Mother Evangelista is remembered as a strong and loving woman, with a rich personality. She had inherited her parents’ empathy with those in need, which led to her work for the poor. To her early companions, she was something of a second Mother McAuley. To those who formed the community with whom she lived and worked, she was their much beloved ‘darling Mother’.


She had been well-educated for women of her time and place, by the Loreto Sisters at Rathfarnham Abbey, Dublin, a prestigious school for girls established about 1822. Christina had inherited some of her father’s literary flair, evident in her predilection for poetry and in the articulateness of the letters which survive. Her longing for good reading material was lifelong. . . .She persevered in sending to Europe and the United States for texts on newer developments in the church and on subjects of special interest to the sisters.”


Her death, on 29th June, 1885, after a short illness of 8 days, is described in the Chapter book.

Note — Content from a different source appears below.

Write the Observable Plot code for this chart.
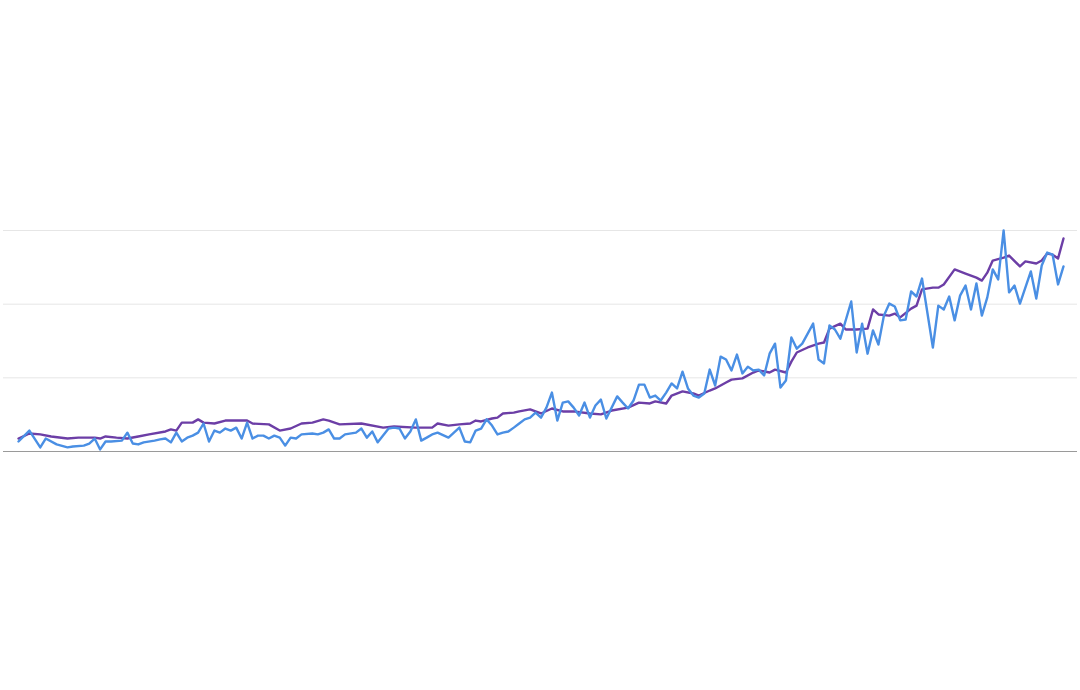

  • On the Feast of SS Peter and Paul our dearly beloved Rev. Mother Evangelista Fitzpatrick who governed our Community for 29 years went to meet her heavenly Spouse after a short illness of 8 days. Her death was beautiful and calm.


(Source: “Women on the Move. A History of the Adelaide Sisters of Mercy, Ireland to Argentina 1856 – 1880 to South Australia 1880” by Anne McLay RSM).


Mary-Anne Duigan RSM visited the grave of Mother Mary Evangelista on the anniversary of her death last week.